■ Exercise description
Starting at the first line of the listing below, repeat each line up to and including the one containing "plt.rcParams['mathtext.bf'] = 'Liberation". Leave out pictures.

■ Dataset content
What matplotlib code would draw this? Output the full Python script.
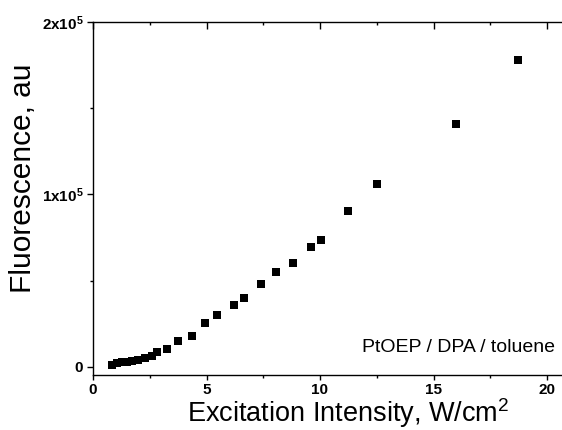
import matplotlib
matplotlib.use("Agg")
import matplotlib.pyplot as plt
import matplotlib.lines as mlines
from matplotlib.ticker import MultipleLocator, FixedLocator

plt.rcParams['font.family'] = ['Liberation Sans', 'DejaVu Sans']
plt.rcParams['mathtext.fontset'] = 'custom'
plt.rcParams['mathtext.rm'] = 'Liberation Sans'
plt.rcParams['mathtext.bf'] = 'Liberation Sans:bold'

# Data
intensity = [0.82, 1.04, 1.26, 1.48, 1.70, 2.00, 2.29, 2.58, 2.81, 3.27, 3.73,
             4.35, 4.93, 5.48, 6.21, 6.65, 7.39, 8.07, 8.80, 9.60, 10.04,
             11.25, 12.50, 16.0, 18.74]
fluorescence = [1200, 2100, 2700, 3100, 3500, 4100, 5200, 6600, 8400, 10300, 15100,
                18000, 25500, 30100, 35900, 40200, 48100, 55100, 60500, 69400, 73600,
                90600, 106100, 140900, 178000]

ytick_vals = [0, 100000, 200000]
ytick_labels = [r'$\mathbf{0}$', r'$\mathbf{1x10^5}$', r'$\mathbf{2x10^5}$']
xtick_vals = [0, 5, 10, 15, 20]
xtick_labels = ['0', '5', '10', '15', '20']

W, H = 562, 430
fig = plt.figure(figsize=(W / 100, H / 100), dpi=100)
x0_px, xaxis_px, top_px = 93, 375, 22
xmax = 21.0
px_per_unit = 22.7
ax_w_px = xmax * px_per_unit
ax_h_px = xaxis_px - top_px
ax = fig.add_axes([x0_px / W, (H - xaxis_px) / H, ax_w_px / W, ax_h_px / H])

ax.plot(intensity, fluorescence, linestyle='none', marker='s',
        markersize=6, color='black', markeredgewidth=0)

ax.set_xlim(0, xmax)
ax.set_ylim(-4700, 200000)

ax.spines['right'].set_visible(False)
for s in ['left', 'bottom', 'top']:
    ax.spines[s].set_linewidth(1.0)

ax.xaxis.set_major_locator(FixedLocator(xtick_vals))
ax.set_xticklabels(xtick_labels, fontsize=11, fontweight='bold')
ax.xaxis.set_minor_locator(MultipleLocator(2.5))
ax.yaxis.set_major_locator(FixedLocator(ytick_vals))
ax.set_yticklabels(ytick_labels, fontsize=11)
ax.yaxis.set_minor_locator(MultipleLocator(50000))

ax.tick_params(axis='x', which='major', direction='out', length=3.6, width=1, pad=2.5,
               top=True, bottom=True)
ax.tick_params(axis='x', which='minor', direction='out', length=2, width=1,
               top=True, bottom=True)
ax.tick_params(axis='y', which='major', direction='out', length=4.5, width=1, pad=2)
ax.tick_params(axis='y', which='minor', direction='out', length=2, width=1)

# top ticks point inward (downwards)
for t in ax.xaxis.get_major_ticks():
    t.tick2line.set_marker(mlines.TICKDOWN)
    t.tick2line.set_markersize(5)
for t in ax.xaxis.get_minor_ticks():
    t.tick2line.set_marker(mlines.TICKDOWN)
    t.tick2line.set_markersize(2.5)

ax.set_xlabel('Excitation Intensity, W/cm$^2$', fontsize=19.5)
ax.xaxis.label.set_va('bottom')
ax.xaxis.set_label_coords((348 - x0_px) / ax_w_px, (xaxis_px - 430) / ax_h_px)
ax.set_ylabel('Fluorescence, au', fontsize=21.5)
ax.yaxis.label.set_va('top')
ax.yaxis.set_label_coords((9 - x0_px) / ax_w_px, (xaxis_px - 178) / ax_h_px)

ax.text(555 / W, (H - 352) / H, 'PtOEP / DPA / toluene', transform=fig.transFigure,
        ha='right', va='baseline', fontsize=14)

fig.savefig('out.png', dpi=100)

■ Finished answer
What matplotlib code would draw this? Output the full Python script.
import matplotlib
matplotlib.use("Agg")
import matplotlib.pyplot as plt
import matplotlib.lines as mlines
from matplotlib.ticker import MultipleLocator, FixedLocator

plt.rcParams['font.family'] = ['Liberation Sans', 'DejaVu Sans']
plt.rcParams['mathtext.fontset'] = 'custom'
plt.rcParams['mathtext.rm'] = 'Liberation Sans'
plt.rcParams['mathtext.bf'] = 'Liberation Sans:bold'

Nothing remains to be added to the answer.